1. Phillips, Craig and Dean have chosen to use this event as their first public declaration that their former Modalist heresy was just that – heresy. They’ve been silent on the subject up until now, and have chosen this as an opportunity to reveal unto the world their new-found orthodoxy. If this is the case, praise God and rejoice!

2. Phillips, Craig and Dean have taken from the Modalist handbook and affirmed Trinitarian language, while holding to substantial redefinitions that continue to affirm Modalism when put under more scrutiny. The Southern Baptists who considered their signing of the Baptist Faith and Message to be a rejection of Modalism should have conferred with those familiar with this particular heresy, both those who’ve come out of the heresy and apologists who deal with it.
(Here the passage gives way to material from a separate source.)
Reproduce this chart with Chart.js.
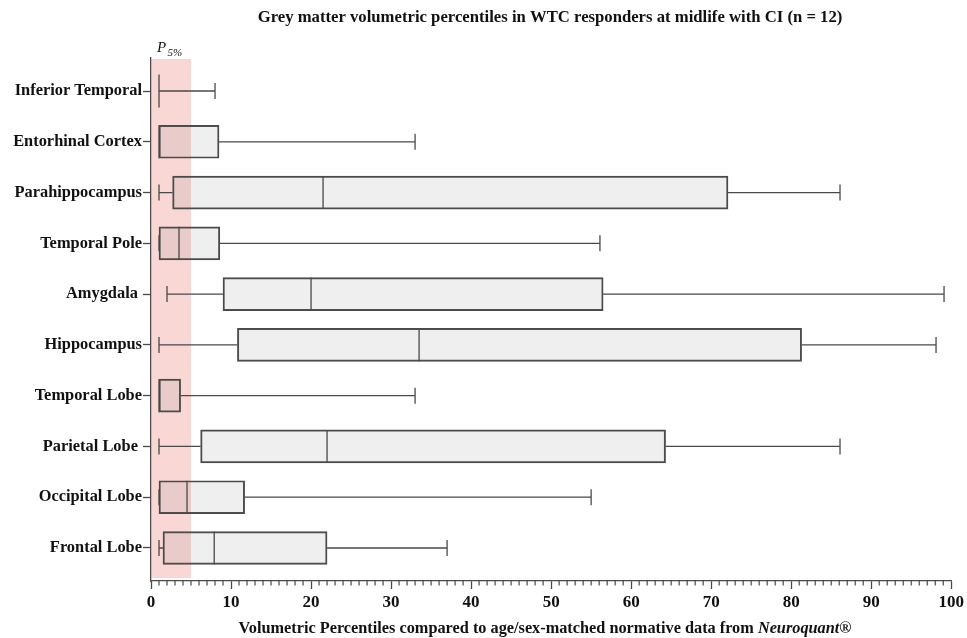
<!DOCTYPE html>
<html>
<head>
<meta charset="utf-8">
<script src="https://cdn.jsdelivr.net/npm/chart.js@4.4.1/dist/chart.umd.min.js"></script>
<style>
  body { margin: 0; background: #fff; }
  canvas { display: block; }
</style>
</head>
<body>
<canvas id="myChart" width="967" height="638"></canvas>
<script>
const labels = ['Inferior Temporal', 'Entorhinal Cortex', 'Parahippocampus', 'Temporal Pole', 'Amygdala ',
    'Hippocampus', 'Temporal Lobe', 'Parietal Lobe ', 'Occipital Lobe', 'Frontal Lobe'];
const mins    = [1, 1, 1, 1, 2, 1, 1, 1, 1, 1];
const q1s     = [1, 1, 2.7, 1, 9, 10.8, 1, 6.2, 1, 1.5];
const medians = [1, 1, 21.5, 3.5, 20, 33.5, 1, 22, 4.5, 7.9];
const q3s     = [1, 8.5, 72.1, 8.6, 56.5, 81.3, 3.7, 64.3, 11.7, 22];
const maxs    = [8, 33, 86.1, 56.1, 99.1, 98.1, 33, 86.1, 55, 37];
const p5 = 5;

const serif = '"Liberation Serif", "Times New Roman", serif';
const lineColor = '#4a4a4a';

const boxPlugin = {
    id: 'boxPlugin',
    beforeDatasetsDraw(chart) {
        const {ctx, chartArea, scales: {x}} = chart;
        ctx.save();
        ctx.fillStyle = 'rgba(232,122,112,0.3)';
        ctx.fillRect(x.getPixelForValue(0), chartArea.top + 1, x.getPixelForValue(p5) - x.getPixelForValue(0), chartArea.bottom - chartArea.top - 4);
        ctx.restore();
    },
    afterDatasetsDraw(chart) {
        const {ctx, scales: {x, y}} = chart;
        const half = 16.5, cap = 8;
        ctx.save();
        ctx.strokeStyle = lineColor;
        ctx.lineWidth = 1.3;
        labels.forEach((_, i) => {
            const yc = y.getPixelForValue(i);
            const xMin = x.getPixelForValue(mins[i]);
            const xQ1 = x.getPixelForValue(q1s[i]);
            const xMed = x.getPixelForValue(medians[i]);
            const xQ3 = x.getPixelForValue(q3s[i]);
            const xMax = x.getPixelForValue(maxs[i]);
            ctx.beginPath();
            ctx.moveTo(xMin, yc); ctx.lineTo(xQ1, yc);
            ctx.moveTo(xQ3, yc); ctx.lineTo(xMax, yc);
            ctx.moveTo(xMin, yc - cap); ctx.lineTo(xMin, yc + cap);
            ctx.moveTo(xMax, yc - cap); ctx.lineTo(xMax, yc + cap);
            ctx.moveTo(xMed, yc - half); ctx.lineTo(xMed, yc + half);
            ctx.stroke();
        });
        ctx.restore();
    },
    afterDraw(chart) {
        const {ctx, chartArea, scales: {x}} = chart;
        ctx.save();
        // minor ticks
        ctx.strokeStyle = lineColor;
        ctx.lineWidth = 1.2;
        ctx.beginPath();
        for (let v = 0; v <= 100; v++) {
            if (v % 10 === 0) continue;
            const px = x.getPixelForValue(v);
            ctx.moveTo(px, chartArea.bottom);
            ctx.lineTo(px, chartArea.bottom + 4.5);
        }
        ctx.stroke();

        ctx.fillStyle = '#111';
        ctx.textBaseline = 'alphabetic';
        // title
        ctx.font = 'bold 16.7px ' + serif;
        ctx.textAlign = 'center';
        ctx.fillText('Grey matter volumetric percentiles in WTC responders at midlife with CI (n = 12)', 550, 22);

        // x title with italic part
        const parts = [
            ['bold 16.3px ' + serif, 'Volumetric Percentiles compared to age/sex-matched normative data from '],
            ['italic bold 16.3px ' + serif, 'Neuroquant'],
            ['bold 16.3px ' + serif, '®']
        ];
        let total = 0;
        parts.forEach(p => { ctx.font = p[0]; total += ctx.measureText(p[1]).width; });
        let cx = 545 - total / 2;
        ctx.textAlign = 'left';
        parts.forEach(p => {
            ctx.font = p[0];
            ctx.fillText(p[1], cx, 633);
            cx += ctx.measureText(p[1]).width;
        });

        // P5% label
        ctx.font = 'italic 15px ' + serif;
        ctx.fillText('P', 157, 52);
        ctx.font = 'italic 11px ' + serif;
        ctx.fillText('5%', 167.5, 56);
        ctx.restore();
    }
};

const ctx = document.getElementById('myChart').getContext('2d');
const myChart = new Chart(ctx, {
    type: 'bar',
    data: {
        datasets: [{
            data: labels.map((_, i) => ({x: [q1s[i], q3s[i]], y: i})),
            backgroundColor: 'rgba(127,128,127,0.125)',
            borderColor: lineColor,
            borderWidth: 1.3,
            borderSkipped: false,
            barThickness: 33
        }]
    },
    options: {
        indexAxis: 'y',
        responsive: false,
        animation: false,
        layout: { padding: { top: 58, right: 14, bottom: 0, left: 0 } },
        plugins: { legend: { display: false }, tooltip: { enabled: false } },
        scales: {
            x: {
                type: 'linear',
                min: 0,
                max: 100,
                ticks: { stepSize: 10, color: '#111', padding: 3, font: { family: serif, size: 17, weight: 'bold' } },
                grid: { drawOnChartArea: false, drawTicks: true, tickLength: 8, tickColor: lineColor, tickWidth: 1.3 },
                border: { display: true, color: lineColor, width: 1.3 },
                afterFit(scale) { scale.height = 57; }
            },
            y: {
                type: 'linear',
                reverse: true,
                offset: false,
                min: -0.65,
                max: 9.65,
                afterBuildTicks(scale) { scale.ticks = labels.map((_, i) => ({value: i})); },
                ticks: {
                    autoSkip: false,
                    color: '#111',
                    padding: 1,
                    font: { family: serif, size: 16.4, weight: 'bold' },
                    callback: (v) => labels[v]
                },
                grid: { offset: false, drawOnChartArea: false, drawTicks: true, tickLength: 8, tickColor: lineColor, tickWidth: 1.3 },
                border: { display: true, color: lineColor, width: 1.3 },
                afterFit(scale) { scale.width = 151; }
            }
        }
    },
    plugins: [boxPlugin]
});
</script>
</body>
</html>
Friends, we live in a time of evangelicalism when the Trinity has become no big deal. We live in a time when Southern Baptists are content with letting those steeped in 20 years of unorthodoxy sign a doctrinal statement and it’s “good enough for us.” If anything, this means that in evangelical circles, discernment is dead. The heretics say they’re orthodox now, so let’s let them lead us in worship – and if you say anything about it you’re the hateful orthodoxy police that doesn’t rejoice when sinners come home…that’s the message to us. And that’s preposterous. It’s undiscerning. It’s unwise. It’s also, unfortunately, normal in a brand evangelicalism that cares more about being liked than being faithful.